• _What is required_: In the listing that follows, count every line with the word "matplotlib" in it and write only the total.

• _Provided data_:

☆ ☆ ☆ ☆

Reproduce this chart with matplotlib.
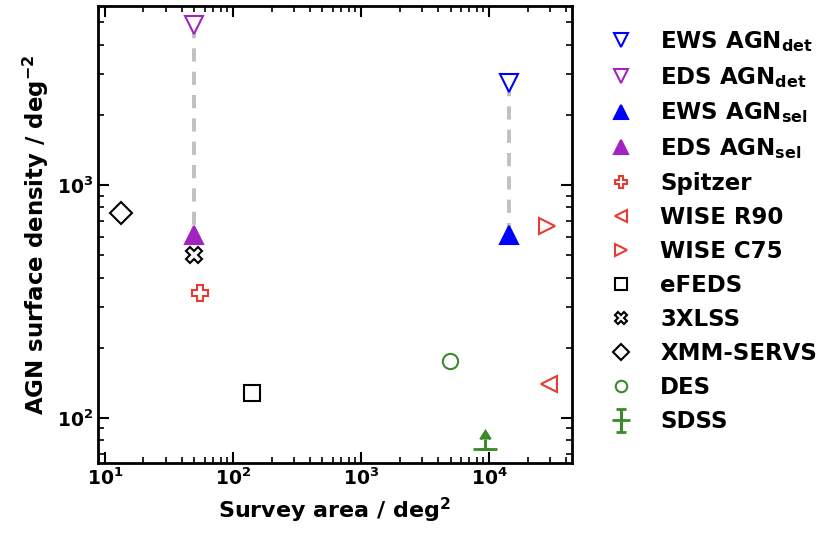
import matplotlib
matplotlib.use("Agg")
import matplotlib.pyplot as plt

plt.rcParams['font.family'] = ['DejaVu Sans']
plt.rcParams['font.weight'] = 'bold'
plt.rcParams['mathtext.default'] = 'bf'

# data (area deg^2, density deg^-2)
ews_det = (14200, 2740)
eds_det = (50, 4870)
ews_sel = (14200, 610)
eds_sel = (50, 610)
spitzer = (55, 344)
wise_r90 = (29500, 140)
wise_c75 = (28500, 667)
efeds = (142, 128)
xlss = (50, 500)
xmm_servs = (13.3, 758)
des = (4930, 176)
sdss = (9230, 73.5)
sdss_err = 7.5

blue = '#0000ff'
purple = '#a025c0'
red = '#e53b33'
green = '#3a8a2a'

fig = plt.figure(figsize=(8.36, 5.34), dpi=100)
ax = fig.add_axes([0.117, 0.133, 0.567, 0.856])

dash = (0, (3.4, 2.6))
ax.plot([eds_det[0], eds_sel[0]], [eds_det[1], eds_sel[1]], ls=dash, color='#c0c0c0', lw=2.8, zorder=1)
ax.plot([ews_det[0], ews_sel[0]], [ews_det[1], ews_sel[1]], ls=dash, color='#c0c0c0', lw=2.8, zorder=1)

ms = 13
kw = dict(ls='none', mew=1.5)
ax.plot(*ews_det, marker='v', mfc='white', mec=blue, ms=ms, label=r'EWS AGN$_{\rm det}$', **kw)
ax.plot(*eds_det, marker='v', mfc='white', mec=purple, ms=ms, label=r'EDS AGN$_{\rm det}$', **kw)
ax.plot(*ews_sel, marker='^', mfc=blue, mec=blue, ms=ms, label=r'EWS AGN$_{\rm sel}$', **kw)
ax.plot(*eds_sel, marker='^', mfc=purple, mec=purple, ms=ms, label=r'EDS AGN$_{\rm sel}$', **kw)
ax.plot(*spitzer, marker='P', mfc='white', mec=red, ms=11, label='Spitzer', **kw)
ax.plot(*wise_r90, marker='<', mfc='white', mec=red, ms=11, label='WISE R90', **kw)
ax.plot(*wise_c75, marker='>', mfc='white', mec=red, ms=11, label='WISE C75', **kw)
ax.plot(*efeds, marker='s', mfc='white', mec='black', ms=11, label='eFEDS', **kw)
ax.plot(*xlss, marker='X', mfc='white', mec='black', ms=11, label='3XLSS', **kw)
ax.plot(*xmm_servs, marker='D', mfc='white', mec='black', ms=11, label='XMM-SERVS', **kw)
ax.plot(*des, marker='o', mfc='white', mec=green, ms=11, label='DES', **kw)
ax.errorbar([sdss[0]], [sdss[1]], yerr=[[0], [sdss_err]], lolims=True, fmt='_', color=green,
            ms=17, mew=2, elinewidth=2.2, capsize=3.8, capthick=2, label='SDSS')

ax.set_xscale('log')
ax.set_yscale('log')
ax.set_xlim(8.8, 44300)
ax.set_ylim(64, 5870)
ax.set_xlabel(r'Survey area / deg$^2$', fontsize=16, fontweight='bold', labelpad=5)
ax.set_ylabel(r'AGN surface density / deg$^{-2}$', fontsize=16.5, fontweight='bold')
ax.tick_params(which='both', direction='in', top=True, right=True, labelsize=13.5)
ax.tick_params(which='major', length=8, width=1.5)
ax.tick_params(which='minor', length=4, width=1.2)
for s in ax.spines.values():
    s.set_linewidth(2)
for lab in ax.get_xticklabels() + ax.get_yticklabels():
    lab.set_fontweight('bold')

leg = ax.legend(loc='upper left', bbox_to_anchor=(1.027, 0.995), frameon=False,
                fontsize=16.5, labelspacing=0.48, handletextpad=1.0, handlelength=1.4,
                markerscale=0.75)
for t in leg.get_texts():
    t.set_fontweight('bold')

fig.savefig('out.png', dpi=100)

☆ ☆ ☆ ☆

• _Exercise answer_: 4